Colin Trevorrow: Well, we’re approaching something that’s different. This movie is the most personal movie I could ever make. This next one is also absolutely the most personal thing I could do in addition to being the largest big-budget thing that I’ll likely ever be a part of. I honestly don’t have plans after that. I might just give [Star Wars] everything I have and then disappear. I just don’t know. But I feel like it requires that focus.
Sara Michelle Fetters: At the end of the day, now that this film is out there and general audiences get their say, what do you want them to take away from The Book of Henry? What do you hope that they’re talking about as they exit the theater?
Colin Trevorrow: Well, I think that the movie might take a second with some people to reveal its intentions, its purpose for existence, its value, what it’s trying to do and what I think it succeeds at doing. I have been showing the movie all across the country all week, and I’ve seen the way audiences have been responded. We’re talking on a morning where we both read the critical response of this movie, and however much I respect it, I have to acknowledge that the audience reactions to the movie have been vastly different, that they go along with these tonal shifts that happen.

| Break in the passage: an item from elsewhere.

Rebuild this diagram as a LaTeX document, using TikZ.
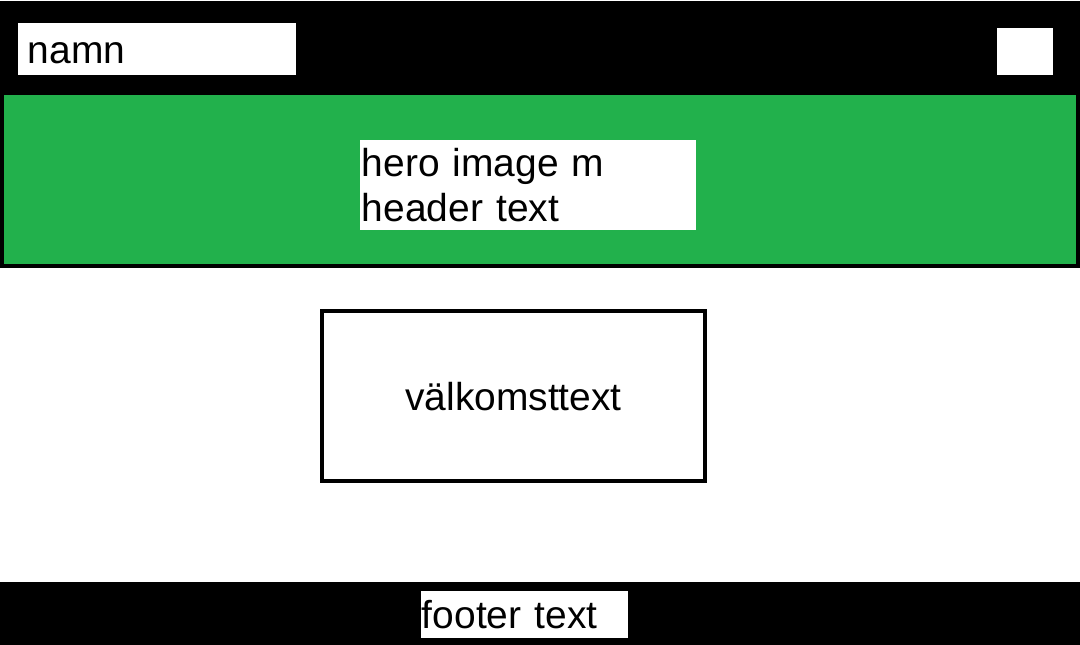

The very thing that you mentioned of not believing Henry as a child, I have found that the audience doesn’t have that response, and I don’t think it’s because I’m there and they’re kissing up to me. Seems like a lot of critics haven’t been able to do the same. Obviously, I would love to please everybody, that would be the greatest victory, and that’s certainly a requirement of my next job, to make this work on both of those levels. But at the end of the day, if I had to choose, however painful it may be, to not receive the critical acknowledgements that I would like but still garner audience approval, I’d go with the latter. This movie is affecting audiences very deeply. It’s moving them. It’s something new for them that they’re really appreciating and loving. That has value to me.